Unspoilt minors, left uneducated, only ideologically prepared, became authorized to be the watchdogs of the dawning national collectivized rural paradise, free from any subversive influences and interferences. Auto-mechanisms of an unrestrained guardian system - besides wartime background and leftist romanticism - may be another key factor for the escalation to the total atrocity of the Khmer Rouge regime. Cambodia was virtually transformed into a nationwide Stanford-Prison-experiment a la Zimbardo.

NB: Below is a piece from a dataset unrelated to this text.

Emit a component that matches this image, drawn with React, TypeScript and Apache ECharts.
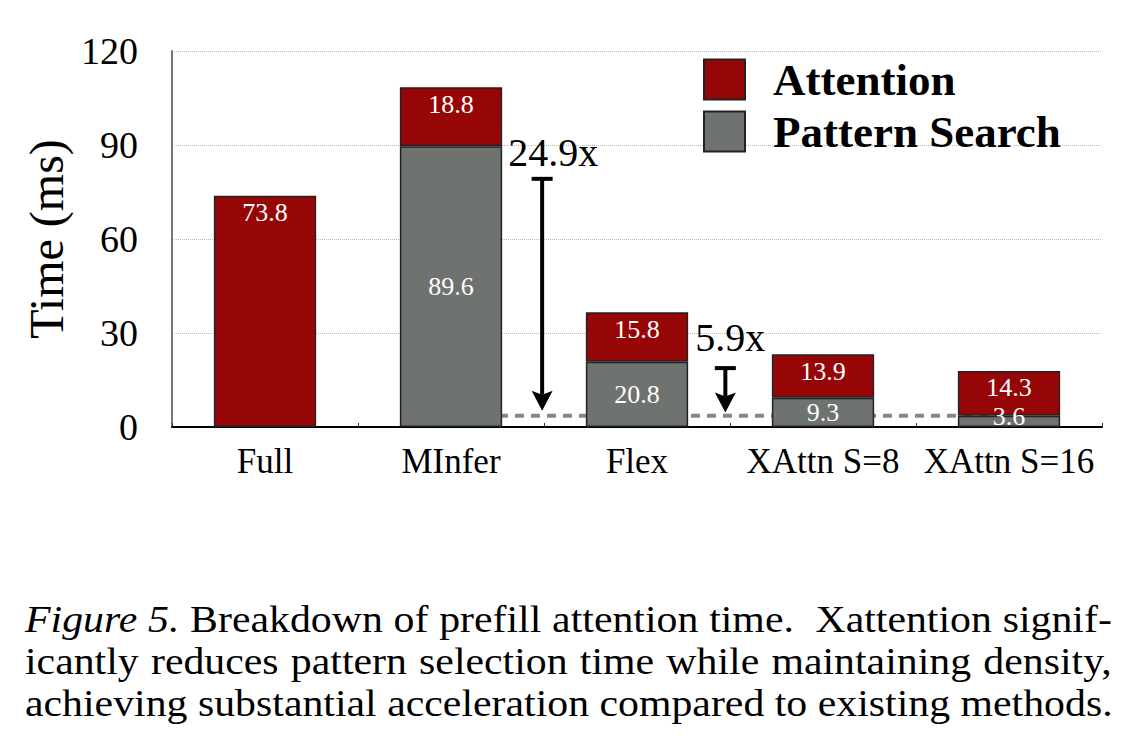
import React, { useEffect, useRef } from "react";
import * as echarts from "echarts";

const categories = ["Full", "MInfer", "Flex", "XAttn S=8", "XAttn S=16"];
const attention = [73.8, 18.8, 15.8, 13.9, 14.3];
const patternSearch: (number | null)[] = [null, 89.6, 20.8, 9.3, 3.6];
const yTicks = { min: 0, max: 120, interval: 30 };

const speedups = ["24.9x", "5.9x"];
const arrowPos = [1.49, 2.475];
const arrowTop = [79.2, 18.8];
const arrowTip = [5.2, 4.6];
const speedupLabelY = [87.6, 28.7];
const speedupLabelDx = [-34, -30];

const captionLines = [
  ["Figure 5.", " Breakdown of prefill attention time.  Xattention signif-"],
  ["", "icantly reduces pattern selection time while maintaining density,"],
  ["", "achieving substantial acceleration compared to existing methods."],
];

const RED = "#970606";
const GRAY = "#6e7370";
const SERIF = "Liberation Serif, Times New Roman, serif";

export default function App() {
  const ref = useRef<HTMLDivElement>(null);

  useEffect(() => {
    if (!ref.current) return;
    const chart = echarts.init(ref.current, null, { renderer: "svg" });
    const fmt = (p: any) => Number(p.value).toFixed(1);
    chart.setOption({
      animation: false,
      backgroundColor: "#fff",
      grid: { left: 172, right: 28, top: 51, bottom: 321, containLabel: false },
      legend: {
        data: ["Attention", "Pattern Search"],
        orient: "vertical",
        left: 698,
        top: 52,
        itemWidth: 41,
        itemHeight: 40,
        itemGap: 7,
        icon: "rect",
        textStyle: {
          fontFamily: SERIF,
          fontWeight: "bold",
          fontSize: 45,
          lineHeight: 44,
          color: "#000",
          padding: [0, 0, 0, 23],
        },
      },
      xAxis: {
        type: "category",
        data: categories,
        axisLine: { lineStyle: { color: "#000", width: 2 } },
        axisTick: { show: true, inside: true, length: 4, lineStyle: { color: "#333", width: 1 } },
        axisLabel: { interval: 0, fontFamily: SERIF, fontSize: 35, color: "#000", margin: 17 },
      },
      yAxis: {
        type: "value",
        min: yTicks.min,
        max: yTicks.max,
        interval: yTicks.interval,
        name: "Time (ms)",
        nameLocation: "middle",
        nameRotate: 90,
        nameGap: 96,
        nameTextStyle: { fontFamily: SERIF, fontSize: 48, color: "#000" },
        axisLine: { show: true, lineStyle: { color: "#777", width: 2 } },
        axisTick: { show: false },
        axisLabel: { fontFamily: SERIF, fontSize: 38, color: "#000", margin: 34 },
        splitLine: { lineStyle: { color: "#bbb", type: "dotted", width: 1 } },
      },
      series: [
        {
          name: "Pattern Search",
          type: "bar",
          stack: "t",
          barWidth: "55%",
          data: patternSearch.map((v, i) =>
            i === patternSearch.length - 1 ? { value: v, label: { offset: [0, -5] } } : v
          ),
          itemStyle: { color: GRAY, borderColor: "#222", borderWidth: 1.5 },
          label: {
            show: true,
            position: "inside",
            color: "#fff",
            fontFamily: SERIF,
            fontSize: 26,
            formatter: fmt,
          },
        },
        {
          name: "Attention",
          type: "bar",
          stack: "t",
          barWidth: "55%",
          data: attention,
          itemStyle: { color: RED, borderColor: "#222", borderWidth: 1.5 },
          label: {
            show: true,
            position: "insideTop",
            distance: 4,
            color: "#fff",
            fontFamily: SERIF,
            fontSize: 26,
            formatter: fmt,
          },
        },
      ],
    });

    const px = (catF: number, v: number) => {
      const i = Math.floor(catF);
      const f = catF - i;
      const a = chart.convertToPixel({ gridIndex: 0 }, [categories[i], v]) as number[];
      const j = Math.min(i + 1, categories.length - 1);
      const b = chart.convertToPixel({ gridIndex: 0 }, [categories[j], v]) as number[];
      return [a[0] + f * (b[0] - a[0]), a[1]];
    };

    const baseline = patternSearch[patternSearch.length - 1] as number;
    const d0 = px(1, baseline);
    const d1 = px(categories.length - 1, baseline);
    const elements: any[] = [
      {
        type: "line",
        z: 1,
        shape: { x1: d0[0], y1: d0[1], x2: d1[0], y2: d1[1] },
        style: { stroke: "#888", lineWidth: 4, lineDash: [9, 7] },
      },
    ];
    speedups.forEach((s, k) => {
      const top = px(arrowPos[k], arrowTop[k]);
      const tip = px(arrowPos[k], arrowTip[k]);
      const x = top[0];
      const headH = 20;
      const headW = 10.5;
      elements.push(
        {
          type: "line",
          z: 10,
          shape: { x1: x, y1: top[1], x2: x, y2: tip[1] - headH + 4 },
          style: { stroke: "#000", lineWidth: 4 },
        },
        {
          type: "line",
          z: 10,
          shape: { x1: x - headW, y1: top[1], x2: x + headW, y2: top[1] },
          style: { stroke: "#000", lineWidth: 4 },
        },
        {
          type: "polygon",
          z: 10,
          shape: {
            points: [
              [x - headW, tip[1] - headH],
              [x, tip[1] - headH + 4],
              [x + headW, tip[1] - headH],
              [x, tip[1]],
            ],
          },
          style: { fill: "#000" },
        }
      );
      const ly = px(arrowPos[k], speedupLabelY[k])[1];
      elements.push({
        type: "text",
        z: 10,
        x: x + speedupLabelDx[k],
        y: ly,
        style: {
          text: s,
          fontFamily: SERIF,
          fontSize: 40,
          fill: "#000",
          align: "left",
          verticalAlign: "middle",
        },
      });
    });
    chart.setOption({ graphic: { elements } });

    return () => chart.dispose();
  }, []);

  return (
    <div style={{ position: "absolute", left: 0, top: 0, width: 1130, height: 748, background: "#fff" }}>
      <div ref={ref} style={{ position: "absolute", left: 0, top: 0, width: 1130, height: 748 }} />
      <div
        style={{
          position: "absolute",
          left: 25,
          top: 598,
          width: 988,
          transform: "scaleX(1.1)",
          transformOrigin: "0 0",
          fontFamily: SERIF,
          fontSize: 38,
          lineHeight: "42px",
          color: "#000",
        }}
      >
        {captionLines.map((ln, i) => (
          <div key={i} style={{ textAlign: "justify", textAlignLast: "justify", whiteSpace: "pre" }}>
            {ln[0] ? <i>{ln[0]}</i> : null}
            {ln[1]}
          </div>
        ))}
      </div>
    </div>
  );
}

Approximately 2 million Cambodians, about 30% of the population surviving the bombings, died during the 4 years of Pol Pot's regime. Almost half of them were slaughtered - not shot - by juvenile supervisors, rather occasionally than systematically planned. They were eliminated as ideological suspects or because of mere inefficiency. Persons were executed for lack of diligence, scavenging for food or crying for expired loved ones. The other half of victims died due to living conditions like in forced labour camps, namely starvation and exhaustion and lack of medical care. But the Vietnamese and Chinese and Cham minorities were persecuted in a way that can be called genocide. Due to persecution and emigration, the Vietnamese population afterwards was reduced to less than 20%. Half of the Cham Muslims were killed, an aim was to reduce their numbers. Notwithstanding, most victims were ethnic Khmers, members of the majority. Every citizen was in danger. Concerning numbers of victims, those notorious extermination places called "killing fields" were more like the tip of the iceberg, because most victims during those years of ultimate horror died near their homes or workplaces.
Vietnamese invasion
In 1978, after Khmer Rouge had attacked villages in Vietnam, the Vietnamese army invaded Cambodia. In 1979 they captured Phom Penh and established Heng Samrin as head of state. The new government depending on foreign forces, though ending the worst atrocities, was condemned by Western states continuing to regard the Pol Pot clique as Cambodia's legitimate government.
Pol Pot’s Khmer Rouge forces continued to control territories in the northwest and to fight against the new government, their guerilla war was supported by China and the USA, because Vietnam, backing the new administration in Cambodia, was allied with the Soviet Union. The civil war caused 600,000 Cambodians to emigrate to refugee camps on the Thai side of the border. Peace efforts, commenced in Paris in 1989, led to peace settlement in 1991. In 1992 the United Nations Transitional Authority in Cambodia (UNTAC) was established to supervise the cease fire, to repatriate refugees and transfer power to an elected government.
In UN supervised elections in 1993 Prince Ranariddh’s royalist FUNCINPEC Party won 45.5% of the vote, followed by Hun Sen’s Cambodian People’s Party and the Buddhist Liberal Democratic Party. An all-party coalition was formed and approved a new constitution, with the former Prince Sihanouk elevated to King in a representative function. Prince Ranariddh and Hun Sen became First and Second Prime Ministers.